▶ _EXERCISE BRIEF_: Write out every entry exactly as it stands.

▶ _DATA TO USE_:

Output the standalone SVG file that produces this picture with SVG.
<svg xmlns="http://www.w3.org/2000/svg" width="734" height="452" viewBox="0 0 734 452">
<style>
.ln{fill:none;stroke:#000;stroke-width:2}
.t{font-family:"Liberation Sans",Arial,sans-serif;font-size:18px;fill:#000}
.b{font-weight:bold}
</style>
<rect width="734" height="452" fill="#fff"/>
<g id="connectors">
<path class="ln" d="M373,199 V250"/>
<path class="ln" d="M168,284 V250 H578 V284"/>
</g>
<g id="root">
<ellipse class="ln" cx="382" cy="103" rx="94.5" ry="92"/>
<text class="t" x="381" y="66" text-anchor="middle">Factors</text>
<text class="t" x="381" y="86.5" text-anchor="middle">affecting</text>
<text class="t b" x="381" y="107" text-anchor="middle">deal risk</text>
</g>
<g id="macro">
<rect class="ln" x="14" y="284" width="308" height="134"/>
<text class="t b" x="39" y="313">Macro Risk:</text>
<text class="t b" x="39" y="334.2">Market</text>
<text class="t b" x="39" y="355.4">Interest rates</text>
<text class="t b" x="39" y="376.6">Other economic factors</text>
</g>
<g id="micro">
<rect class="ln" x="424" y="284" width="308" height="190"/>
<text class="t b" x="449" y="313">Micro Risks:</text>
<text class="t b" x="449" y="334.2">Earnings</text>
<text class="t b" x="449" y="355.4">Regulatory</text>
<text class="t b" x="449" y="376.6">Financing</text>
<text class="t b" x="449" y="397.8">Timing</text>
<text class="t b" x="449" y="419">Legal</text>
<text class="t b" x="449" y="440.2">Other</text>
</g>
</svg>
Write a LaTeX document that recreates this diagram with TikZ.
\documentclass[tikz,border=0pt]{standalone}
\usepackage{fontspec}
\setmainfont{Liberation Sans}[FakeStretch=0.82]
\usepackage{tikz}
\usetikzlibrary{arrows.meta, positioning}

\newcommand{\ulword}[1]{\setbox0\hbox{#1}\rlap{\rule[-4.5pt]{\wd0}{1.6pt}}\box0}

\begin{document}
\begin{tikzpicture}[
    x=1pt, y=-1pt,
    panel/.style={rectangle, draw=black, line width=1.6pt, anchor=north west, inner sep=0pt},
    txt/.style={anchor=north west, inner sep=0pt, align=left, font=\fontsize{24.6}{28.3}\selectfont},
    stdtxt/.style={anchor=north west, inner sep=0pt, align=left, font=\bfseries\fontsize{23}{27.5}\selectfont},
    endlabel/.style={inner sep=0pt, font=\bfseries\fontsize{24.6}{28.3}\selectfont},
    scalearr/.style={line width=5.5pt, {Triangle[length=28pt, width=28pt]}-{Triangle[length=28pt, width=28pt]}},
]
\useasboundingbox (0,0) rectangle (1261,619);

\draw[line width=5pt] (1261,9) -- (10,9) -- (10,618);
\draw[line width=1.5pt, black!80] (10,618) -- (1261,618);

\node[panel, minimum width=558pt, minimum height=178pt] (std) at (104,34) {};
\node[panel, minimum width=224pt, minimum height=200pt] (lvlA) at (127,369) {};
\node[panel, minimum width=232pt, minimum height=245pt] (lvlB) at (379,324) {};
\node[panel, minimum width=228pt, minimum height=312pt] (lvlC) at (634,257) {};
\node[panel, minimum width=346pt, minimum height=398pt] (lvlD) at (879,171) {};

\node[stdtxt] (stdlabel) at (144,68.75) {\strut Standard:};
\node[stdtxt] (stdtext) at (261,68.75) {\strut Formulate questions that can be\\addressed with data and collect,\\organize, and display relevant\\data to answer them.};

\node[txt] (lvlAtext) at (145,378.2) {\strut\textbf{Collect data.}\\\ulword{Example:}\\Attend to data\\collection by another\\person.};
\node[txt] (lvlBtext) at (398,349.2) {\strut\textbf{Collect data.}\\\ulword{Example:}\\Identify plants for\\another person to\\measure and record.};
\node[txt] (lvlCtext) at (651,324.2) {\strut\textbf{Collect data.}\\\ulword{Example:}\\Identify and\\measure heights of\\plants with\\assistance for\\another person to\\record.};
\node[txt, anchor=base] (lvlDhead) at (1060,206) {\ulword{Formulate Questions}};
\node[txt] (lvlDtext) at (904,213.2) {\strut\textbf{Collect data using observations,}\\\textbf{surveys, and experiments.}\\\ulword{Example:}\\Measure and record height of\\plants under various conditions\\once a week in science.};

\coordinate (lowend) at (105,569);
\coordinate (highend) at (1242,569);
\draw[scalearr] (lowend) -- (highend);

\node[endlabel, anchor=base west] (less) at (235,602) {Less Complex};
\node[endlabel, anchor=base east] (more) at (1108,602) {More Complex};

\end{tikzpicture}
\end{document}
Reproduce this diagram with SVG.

▶ _RESPONSE TO THIS EXERCISE_:
Output the standalone SVG file that produces this picture with SVG.
<svg xmlns="http://www.w3.org/2000/svg" width="734" height="452" viewBox="0 0 734 452">
<style>
.ln{fill:none;stroke:#000;stroke-width:2}
.t{font-family:"Liberation Sans",Arial,sans-serif;font-size:18px;fill:#000}
.b{font-weight:bold}
</style>
<rect width="734" height="452" fill="#fff"/>
<g id="connectors">
<path class="ln" d="M373,199 V250"/>
<path class="ln" d="M168,284 V250 H578 V284"/>
</g>
<g id="root">
<ellipse class="ln" cx="382" cy="103" rx="94.5" ry="92"/>
<text class="t" x="381" y="66" text-anchor="middle">Factors</text>
<text class="t" x="381" y="86.5" text-anchor="middle">affecting</text>
<text class="t b" x="381" y="107" text-anchor="middle">deal risk</text>
</g>
<g id="macro">
<rect class="ln" x="14" y="284" width="308" height="134"/>
<text class="t b" x="39" y="313">Macro Risk:</text>
<text class="t b" x="39" y="334.2">Market</text>
<text class="t b" x="39" y="355.4">Interest rates</text>
<text class="t b" x="39" y="376.6">Other economic factors</text>
</g>
<g id="micro">
<rect class="ln" x="424" y="284" width="308" height="190"/>
<text class="t b" x="449" y="313">Micro Risks:</text>
<text class="t b" x="449" y="334.2">Earnings</text>
<text class="t b" x="449" y="355.4">Regulatory</text>
<text class="t b" x="449" y="376.6">Financing</text>
<text class="t b" x="449" y="397.8">Timing</text>
<text class="t b" x="449" y="419">Legal</text>
<text class="t b" x="449" y="440.2">Other</text>
</g>
</svg>
Write a LaTeX document that recreates this diagram with TikZ.
\documentclass[tikz,border=0pt]{standalone}
\usepackage{fontspec}
\setmainfont{Liberation Sans}[FakeStretch=0.82]
\usepackage{tikz}
\usetikzlibrary{arrows.meta, positioning}

\newcommand{\ulword}[1]{\setbox0\hbox{#1}\rlap{\rule[-4.5pt]{\wd0}{1.6pt}}\box0}

\begin{document}
\begin{tikzpicture}[
    x=1pt, y=-1pt,
    panel/.style={rectangle, draw=black, line width=1.6pt, anchor=north west, inner sep=0pt},
    txt/.style={anchor=north west, inner sep=0pt, align=left, font=\fontsize{24.6}{28.3}\selectfont},
    stdtxt/.style={anchor=north west, inner sep=0pt, align=left, font=\bfseries\fontsize{23}{27.5}\selectfont},
    endlabel/.style={inner sep=0pt, font=\bfseries\fontsize{24.6}{28.3}\selectfont},
    scalearr/.style={line width=5.5pt, {Triangle[length=28pt, width=28pt]}-{Triangle[length=28pt, width=28pt]}},
]
\useasboundingbox (0,0) rectangle (1261,619);

\draw[line width=5pt] (1261,9) -- (10,9) -- (10,618);
\draw[line width=1.5pt, black!80] (10,618) -- (1261,618);

\node[panel, minimum width=558pt, minimum height=178pt] (std) at (104,34) {};
\node[panel, minimum width=224pt, minimum height=200pt] (lvlA) at (127,369) {};
\node[panel, minimum width=232pt, minimum height=245pt] (lvlB) at (379,324) {};
\node[panel, minimum width=228pt, minimum height=312pt] (lvlC) at (634,257) {};
\node[panel, minimum width=346pt, minimum height=398pt] (lvlD) at (879,171) {};

\node[stdtxt] (stdlabel) at (144,68.75) {\strut Standard:};
\node[stdtxt] (stdtext) at (261,68.75) {\strut Formulate questions that can be\\addressed with data and collect,\\organize, and display relevant\\data to answer them.};

\node[txt] (lvlAtext) at (145,378.2) {\strut\textbf{Collect data.}\\\ulword{Example:}\\Attend to data\\collection by another\\person.};
\node[txt] (lvlBtext) at (398,349.2) {\strut\textbf{Collect data.}\\\ulword{Example:}\\Identify plants for\\another person to\\measure and record.};
\node[txt] (lvlCtext) at (651,324.2) {\strut\textbf{Collect data.}\\\ulword{Example:}\\Identify and\\measure heights of\\plants with\\assistance for\\another person to\\record.};
\node[txt, anchor=base] (lvlDhead) at (1060,206) {\ulword{Formulate Questions}};
\node[txt] (lvlDtext) at (904,213.2) {\strut\textbf{Collect data using observations,}\\\textbf{surveys, and experiments.}\\\ulword{Example:}\\Measure and record height of\\plants under various conditions\\once a week in science.};

\coordinate (lowend) at (105,569);
\coordinate (highend) at (1242,569);
\draw[scalearr] (lowend) -- (highend);

\node[endlabel, anchor=base west] (less) at (235,602) {Less Complex};
\node[endlabel, anchor=base east] (more) at (1108,602) {More Complex};

\end{tikzpicture}
\end{document}
Reproduce this diagram with SVG.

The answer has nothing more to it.